The IAU did not, as I once heard from a fellow hobby astronomer, "vindictively downgrade Pluto," but they for the first time defined what a planet actually is. Pluto, if you so will, was unlucky in falling through the grid by not fitting one of the three criteria. Case closed, get over it.
All that said, I am following the incoming data on the first TNO ever explored at relatively close range with high anticipation. This is already very interesting, and will become more so as New Horizons will continue sending the data being gathered during the Pluto encounter over the next two years.
I grew up with Pluto as a planet. Now it is a TNO. That's fine with me. They can call it anything that works (except for calling it 'late for dinner', as my Nana used to say, though not about Pluto in particular). I'm more disturbed by the reaction to what is essentially a semantic change, than the change itself. People! The actual object isn't effected by what we call it in one particular language at one particular point in time! And it will still be there long after the last traces of humanity are subducted back into the Earth's mantle.
The actual object isn't effected by what we call it in one particular language at one particular point in time!
Says someone who isn't the least concerned about Pluto's feelings. It can really take it out of someone to suddenly be lumped in with a crowd just because you've got a big family and are a bit short.

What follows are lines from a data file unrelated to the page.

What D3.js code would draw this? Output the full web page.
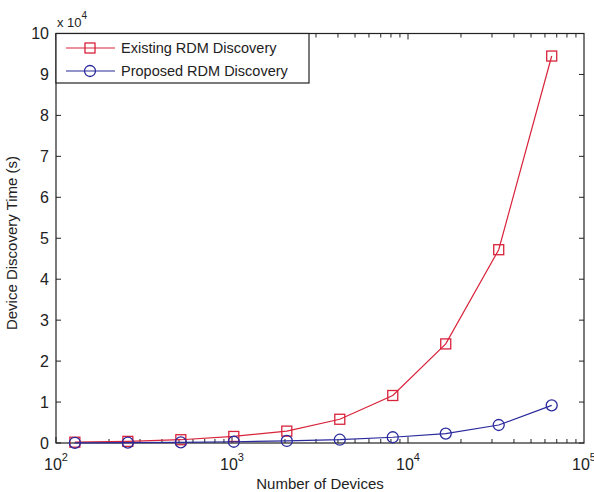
<!DOCTYPE html>
<html><head><meta charset="utf-8">
<script src="https://cdn.jsdelivr.net/npm/d3@7"></script>
<style>body{margin:0;background:#fff}svg{display:block}text{font-family:"Liberation Sans",Arial,sans-serif;fill:#222}</style>
</head><body><svg id="c" width="594" height="492"></svg>
<script>
const devices = [128,256,512,1024,2048,4096,8192,16384,32768,65536];
const existing = [200,400,800,1600,2900,5800,11600,24200,47200,94500];
const proposed = [50,100,150,300,500,800,1400,2300,4400,9200];
const seriesNames = ["Existing RDM Discovery","Proposed RDM Discovery"];
const yTicks = [0,1,2,3,4,5,6,7,8,9,10];
const xTicks = [100,1000,10000,100000];
const xLabel = "Number of Devices", yLabel = "Device Discovery Time (s)";

const svg = d3.select("#c");
const L=56, R=584, T=33.5, B=443;
const x = d3.scaleLog().domain([100,100000]).range([L,R]);
const y = d3.scaleLinear().domain([0,100000]).range([B,T]);
const red="#d8233a", blue="#2a2a9c";

svg.append("rect").attr("width",594).attr("height",492).attr("fill","#fff");
svg.append("rect").attr("x",L).attr("y",T).attr("width",R-L).attr("height",B-T).attr("fill","none").attr("stroke","#222").attr("stroke-width",1.2);
const g = svg.append("g").attr("stroke","#222").attr("stroke-width",1);
yTicks.forEach(t=>{const yy=y(t*1e4);
 g.append("line").attr("x1",L).attr("x2",L+5).attr("y1",yy).attr("y2",yy);
 g.append("line").attr("x1",R).attr("x2",R-5).attr("y1",yy).attr("y2",yy);});
for(let d=100; d<100000; d*=10){ for(let k=1;k<10;k++){ const v=d*k; const xx=x(v); const len=k===1?6:4;
 g.append("line").attr("x1",xx).attr("x2",xx).attr("y1",B).attr("y2",B-len);
 g.append("line").attr("x1",xx).attr("x2",xx).attr("y1",T).attr("y2",T+len);}}
yTicks.forEach(t=>{ svg.append("text").attr("x",L-7).attr("y",y(t*1e4)+5.5).attr("text-anchor","end").attr("font-size",16).text(t);});
xTicks.forEach(t=>{ const e=Math.round(Math.log10(t));
 const tx=svg.append("text").attr("x",x(t)).attr("y",470).attr("text-anchor","middle").attr("font-size",16);
 tx.append("tspan").text("10");
 tx.append("tspan").attr("dy",-9).attr("font-size",11).text(e);});
const m=svg.append("text").attr("x",57).attr("y",27).attr("font-size",13);
m.append("tspan").text("x 10");
m.append("tspan").attr("dy",-8).attr("font-size",10).text("4");
svg.append("text").attr("x",(L+R)/2).attr("y",489).attr("text-anchor","middle").attr("font-size",15).text(xLabel);
svg.append("text").attr("transform",`translate(17,243) rotate(-90)`).attr("text-anchor","middle").attr("font-size",15).text(yLabel);

const line = d3.line().x((d,i)=>x(devices[i])).y(d=>y(d));
function drawSeries(vals,color,shape){
 svg.append("path").datum(vals).attr("d",line).attr("fill","none").attr("stroke",color).attr("stroke-width",1.2);
 vals.forEach((v,i)=>marker(x(devices[i]),y(v),color,shape));
}
function marker(cx,cy,color,shape){
 if(shape==="square") svg.append("rect").attr("x",cx-5).attr("y",cy-5).attr("width",10).attr("height",10).attr("fill","none").attr("stroke",color).attr("stroke-width",1.3);
 else svg.append("circle").attr("cx",cx).attr("cy",cy).attr("r",5.5).attr("fill","none").attr("stroke",color).attr("stroke-width",1.3);
}
drawSeries(existing,red,"square");
drawSeries(proposed,blue,"circle");
svg.append("rect").attr("x",L).attr("y",T).attr("width",253).attr("height",49.5).attr("fill","#fff").attr("stroke","#222").attr("stroke-width",1.2);
[[red,"square",48],[blue,"circle",71]].forEach((s,i)=>{
 svg.append("line").attr("x1",66).attr("x2",115).attr("y1",s[2]).attr("y2",s[2]).attr("stroke",s[0]).attr("stroke-width",1.2);
 marker(90,s[2],s[0],s[1]);
 svg.append("text").attr("x",121).attr("y",s[2]+5).attr("font-size",14.5).text(seriesNames[i]);
});
</script></body></html>
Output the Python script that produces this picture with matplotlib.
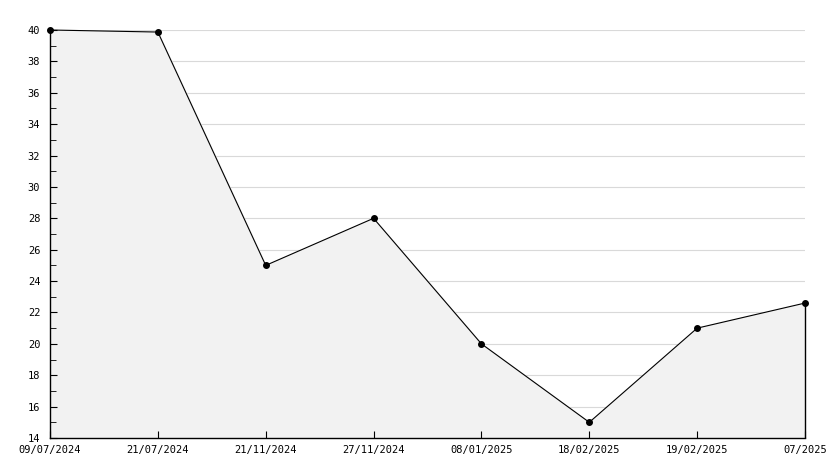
import matplotlib
matplotlib.use("Agg")
import matplotlib.pyplot as plt
from matplotlib.ticker import MultipleLocator

# Data
dates = ["09/07/2024", "21/07/2024", "21/11/2024", "27/11/2024",
         "08/01/2025", "18/02/2025", "19/02/2025", "07/2025"]
values = [40, 39.87, 25, 28, 20, 15, 21, 22.6]

W, H = 834, 468
fig = plt.figure(figsize=(W / 100, H / 100), dpi=100)
ax = fig.add_axes([50 / W, 30 / H, 755 / W, 408 / H])

x = list(range(len(dates)))
ymin, ymax = 14, 40

# grid drawn by hand so the fill can sit over it while ticks stay on top
for yv in range(ymin + 2, ymax + 1, 2):
    ax.axhline(yv, color="#d9d9d9", linewidth=0.8, zorder=1)

ax.fill_between(x, values, ymin, color="#f2f2f2", zorder=2)
ax.plot(x, values, color="black", linewidth=0.8, zorder=3, clip_on=False)
ax.plot(x, values, "o", color="black", markersize=4, zorder=4, clip_on=False)
ax.vlines(x[-1], ymin, values[-1], color="black", linewidth=1.0, zorder=3,
          clip_on=False)

ax.set_xlim(0, len(dates) - 1)
ax.set_ylim(ymin, ymax)
ax.set_xticks(x)
ax.set_xticklabels(dates)
ax.yaxis.set_major_locator(MultipleLocator(2))
ax.yaxis.set_minor_locator(MultipleLocator(1))
ax.set_axisbelow(False)

for side in ["top", "right"]:
    ax.spines[side].set_visible(False)
for side in ["left", "bottom"]:
    ax.spines[side].set_linewidth(1.0)

ax.tick_params(axis="x", which="major", direction="in", length=5,
               labelsize=7.5, pad=5)
ax.tick_params(axis="y", which="major", direction="in", length=5,
               labelsize=7.5, pad=7)
ax.tick_params(axis="y", which="minor", direction="in", length=4)
for lab in ax.get_xticklabels() + ax.get_yticklabels():
    lab.set_family("DejaVu Sans Mono")

fig.savefig("out.png", dpi=100)
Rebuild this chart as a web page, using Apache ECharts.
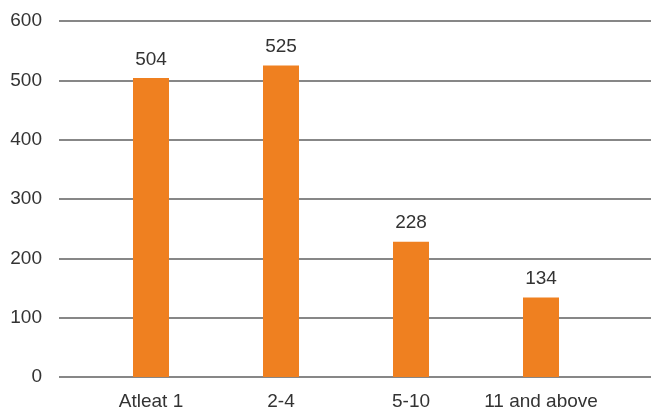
<!DOCTYPE html>
<html>
<head>
<meta charset="utf-8">
<script src="https://cdn.jsdelivr.net/npm/echarts@6/dist/echarts.min.js"></script>
<style>html,body{margin:0;padding:0;background:#fff}#c{width:651px;height:414px}</style>
</head>
<body>
<div id="c"></div>
<script>
const categories = ['Atleat 1', '2-4', '5-10', '11 and above'];
const values = [504, 525, 228, 134];
const yTicks = [0, 100, 200, 300, 400, 500, 600];

const FONT = '"Liberation Sans Narrow", "Liberation Sans", Arial, sans-serif';
const chart = echarts.init(document.getElementById('c'), null, {renderer: 'canvas'});
chart.setOption({
  animation: false,
  backgroundColor: '#ffffff',
  grid: [
    {left: 59, right: 0, top: 21, bottom: 37},
    {left: 86, right: 45, top: 21, bottom: 37}
  ],
  xAxis: [
    {gridIndex: 0, type: 'category', data: categories, show: false},
    {gridIndex: 1, type: 'category', data: categories,
     axisLine: {show: false}, axisTick: {show: false},
     axisLabel: {interval: 0, margin: 15, fontFamily: FONT, fontSize: 19, color: '#333333'}}
  ],
  yAxis: [
    {gridIndex: 0, type: 'value', min: yTicks[0], max: yTicks[yTicks.length - 1], interval: 100,
     axisLine: {show: false}, axisTick: {show: false},
     axisLabel: {margin: 17, fontFamily: FONT, fontSize: 19, color: '#333333'},
     splitLine: {show: true, lineStyle: {color: '#5f5f5f', width: 1.5}}},
    {gridIndex: 1, type: 'value', min: yTicks[0], max: yTicks[yTicks.length - 1], interval: 100, show: false,
     splitLine: {show: false}}
  ],
  series: [{
    type: 'bar',
    xAxisIndex: 1,
    yAxisIndex: 1,
    data: values,
    barWidth: 36,
    itemStyle: {color: '#EF8020'},
    label: {show: true, position: 'top', distance: 9, fontFamily: FONT, fontSize: 19, color: '#333333'}
  }]
});
</script>
</body>
</html>
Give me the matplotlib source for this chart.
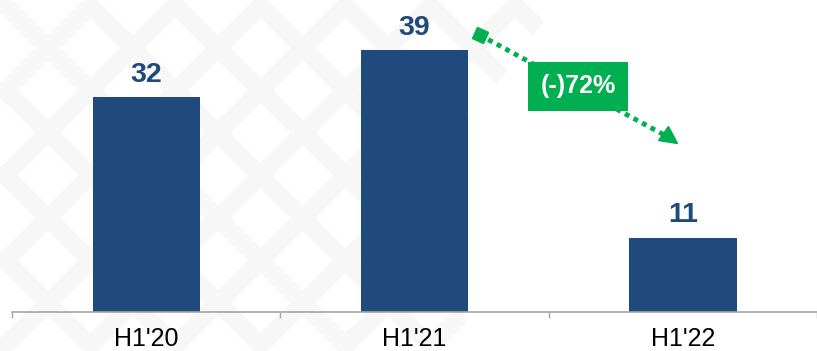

It's no surpirse the more we know, the more differences we found, and classifications get updated.
There are speculations that some large bodies, much larger than Pluto and up to Earth size, may lurk in the dark between the Kuiper belt and the Oort Cloud.
If any of these is ever found, our definition of "planet" may change again.
The Earth has failed to clear away that pesky Moon. Mars is being trailed by several rocks. Saturn, duh.
I'm somewhat saddened by organizations that make a move based on incorrect info, backtrack on the precise name, and then can't even come up with a self consistent definition. Major display of FAIL going on there.
"...still smaller than Earth's moon, at 3,475 km – so sorry, Pluto fans, you still won't persuade academic astronomy to upgrade it back to being called a planet."
Ganymede and Titan (moons) are both larger than Mercury (planet).
Inconsistent twaddle. Almost as bad as the Astrologers.
In 'World of Ptavvs', Niven had a star-system-controlling artefact (a telepathy-expanding) helmet that, once worn, would allow the wearer to telepathically dominate every being in the star system.
Lost on Pluto - with a neat twist which makes landing to get it a bit tricky (I wonder if that still applies?) - was the MacGuffin of the story.
So, King of the TNO's, with a legend of a crown already in place.
The not-first one to Pluto's a... telepathically-dominated human being!
In other news, arbitrary definition of "planet" is arbitrary. I prefer to define "planet" as "orbiting the sun but not as a moon of another planet" and "round" (reserving the right to exclude accidentally spherically shaped pebbles). I promise not to be bothered by whatever definition the boffins choose to agree upon as long as they leave me alone to use mine and that's that.
In my day we ad a proper solar system. 9 planets, a bunch of asteroids and comets.
Not loike these modern solar systems you gets these days with all them politically correct TNOs.
And rings. Only Jupiter ad rings, now every bleedin upstart gassy giant got one.
And canals.
Where's that amanfrommars chappie? What appened to your canals then?